Sites of Contestation
Sukumar Muraleedharan
RELIGION, CASTE AND POLITICS IN INDIA by Christophe Jaffrelot Hurst & Co, 2012, 802 pp., price not stated
September 2012, volume 36, No 9

India’s robust sense of accomplishment at being a functioning democracy amid much political chaos has tended in recent times to waver ever so slightly. The rosy flush of optimism that came with the spurt in economic growth over the early years of the century has faded and there is a deeper sense of worry over the ability of the Indian political process to accommodate all the interests that are in contention within. The Anna Hazare moment was perhaps an elite rebellion against the noise and bustle that have made Indian democracy an intensely competitive, but ultimately inclusive and accommodative process. Beyond the popular endorsement conferred by the electoral process, the Anna Hazare movement calls out for a new touchstone of political legitimacy, based on individual virtue.
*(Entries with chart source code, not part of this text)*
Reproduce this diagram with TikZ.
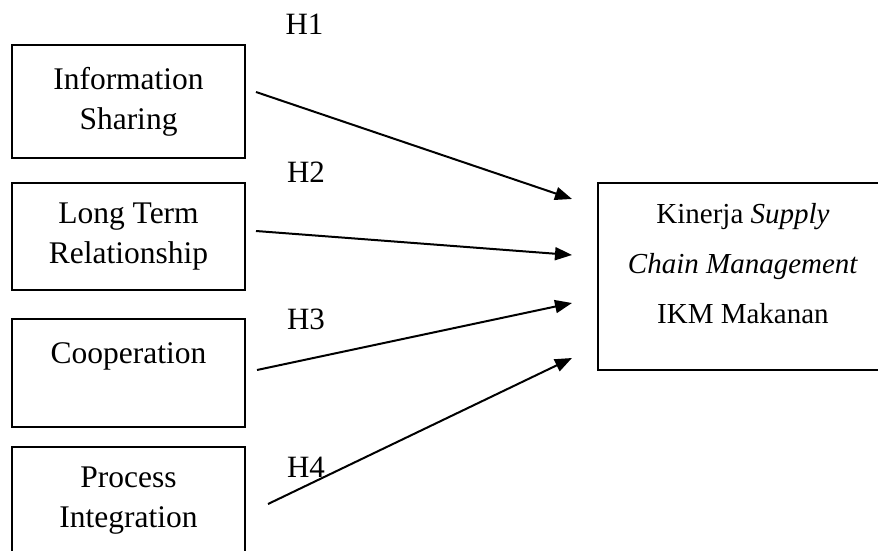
\documentclass[tikz,border=0pt]{standalone}
\usepackage{fontspec}
\setmainfont{Liberation Serif}
\usetikzlibrary{arrows.meta}

\begin{document}
\begin{tikzpicture}[x=1pt, y=-1pt,
        box/.style ={draw, line width=2pt, rectangle, align=center, inner sep=0pt,
                     minimum width=233pt, font=\fontsize{31.5}{40}\selectfont},
        arr/.style ={draw, line width=2pt, -{Triangle[length=17pt,width=13pt]}},
        hyp/.style ={font=\fontsize{31}{36}\selectfont},
    ]
\clip (0,0) rectangle (878,551);

% Nodes

\node (is) [box, minimum height=113pt] at (128.5,101.5) {Information\\Sharing};
\node (ltr) [box, minimum height=107pt] at (128.5,236.5) {Long Term\\Relationship};
\node (coop) [box, minimum height=108pt] at (128.5,373) {Cooperation\\ \mbox{}};
\node (pi) [box, minimum height=108pt] at (128.5,501) {Process\\Integration};
\node (kinerja) [box, minimum width=290pt, minimum height=187pt,
                 font=\fontsize{29}{50}\selectfont] at (743,276.5)
    {Kinerja \textit{Supply}\\\textit{Chain Management}\\IKM Makanan\\[-23pt]\mbox{}};

\node (h1) [hyp] at (304.5,24) {H1};
\node (h2) [hyp] at (306,172) {H2};
\node (h3) [hyp] at (306,319) {H3};
\node (h4) [hyp] at (306,467.5) {H4};

% Arrows
\draw[arr] ([xshift=10pt,yshift=9.5pt]is.east) -- ([xshift=-25pt,yshift=77.5pt]kinerja.west);
\draw[arr] ([xshift=10pt,yshift=5.5pt]ltr.east) -- ([xshift=-25pt,yshift=21.5pt]kinerja.west);
\draw[arr] ([xshift=11pt,yshift=3pt]coop.east) -- ([xshift=-25pt,yshift=-26.5pt]kinerja.west);
\draw[arr] ([xshift=22pt,yshift=-3pt]pi.east) -- ([xshift=-25pt,yshift=-81.5pt]kinerja.west);

\end{tikzpicture}
\end{document}
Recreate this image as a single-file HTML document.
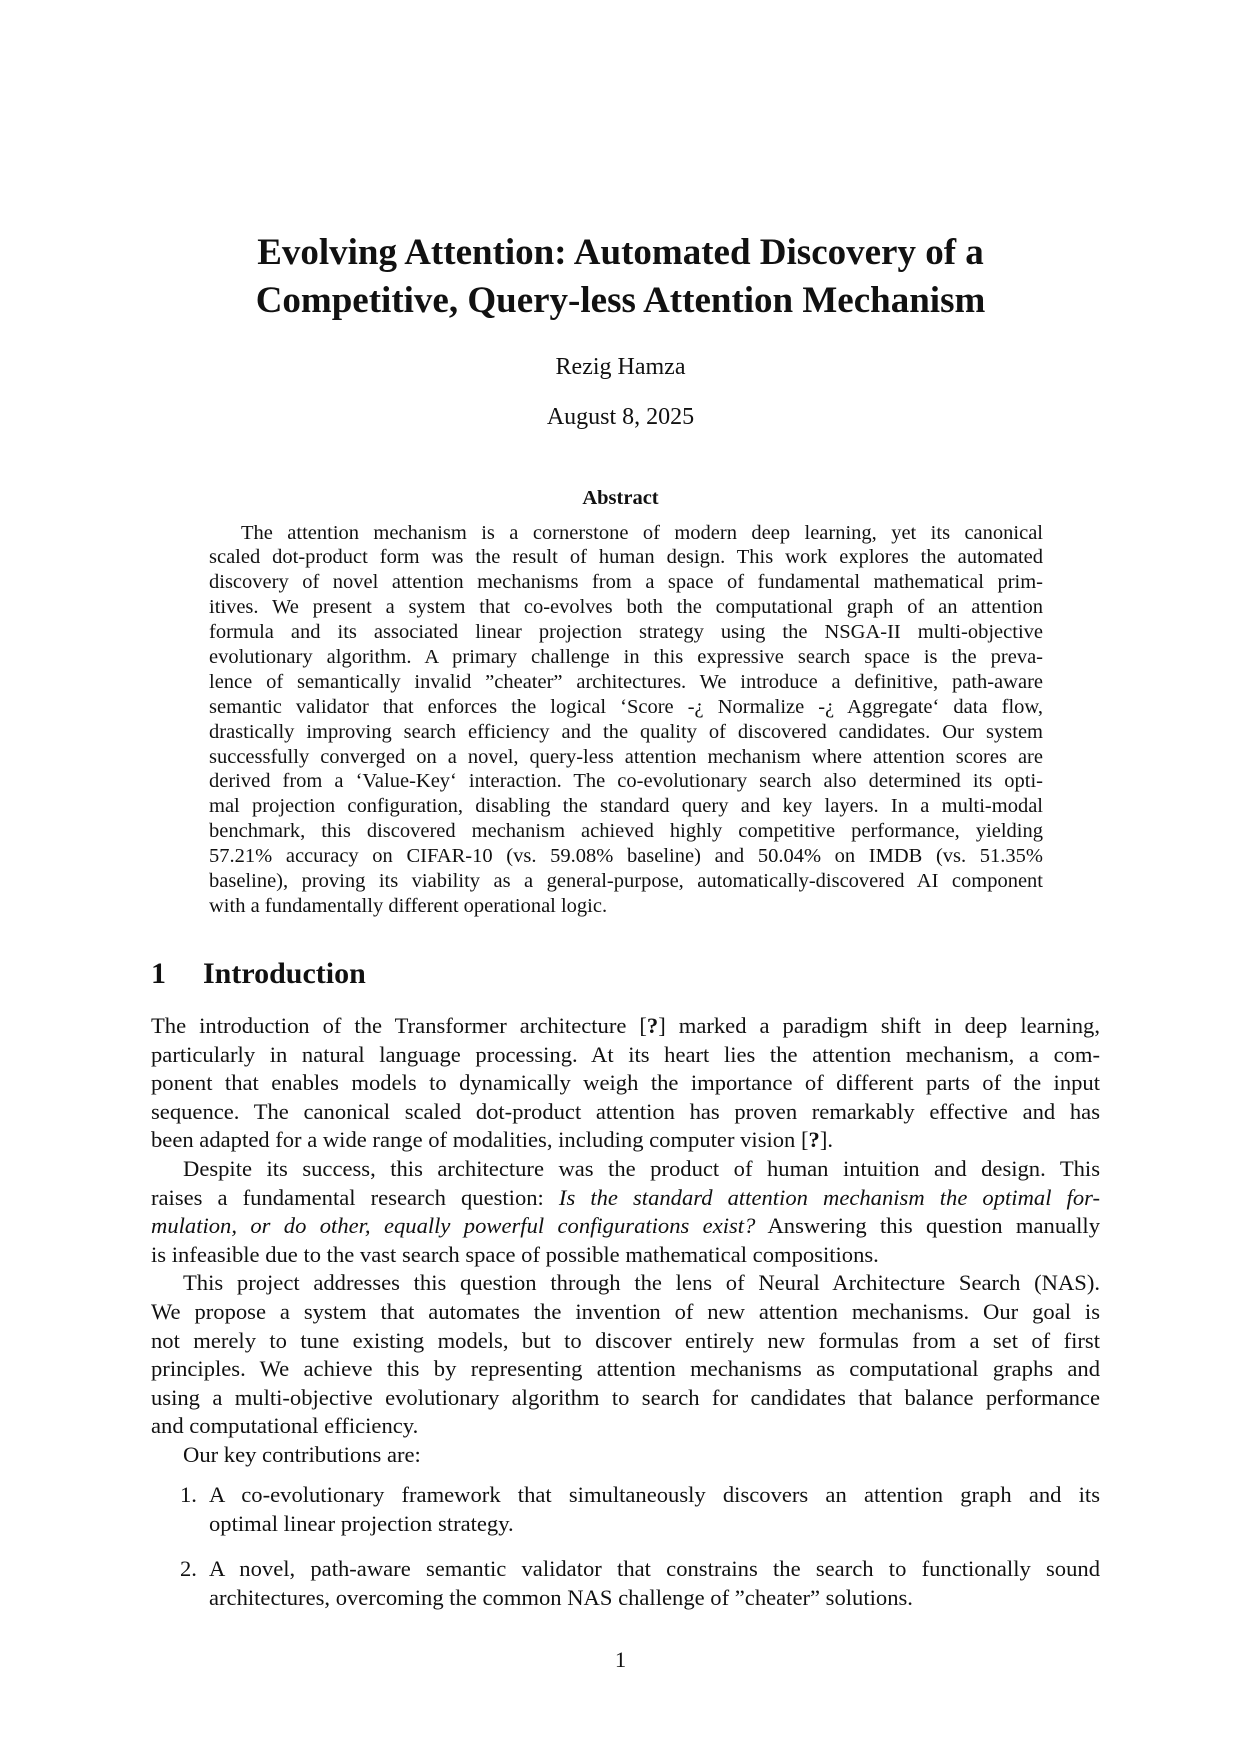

Another line of criticism holds that Indian democracy has failed to assimilate the liberal ethos, rendering politics a brutally competitive game where clans and ethnic groups battle for control over scarce resources. Far from being exercised for the good of all, political power in turn, becomes a means of pre-empting the use of public resources for cultivating patronage within narrow networks of kinship and community.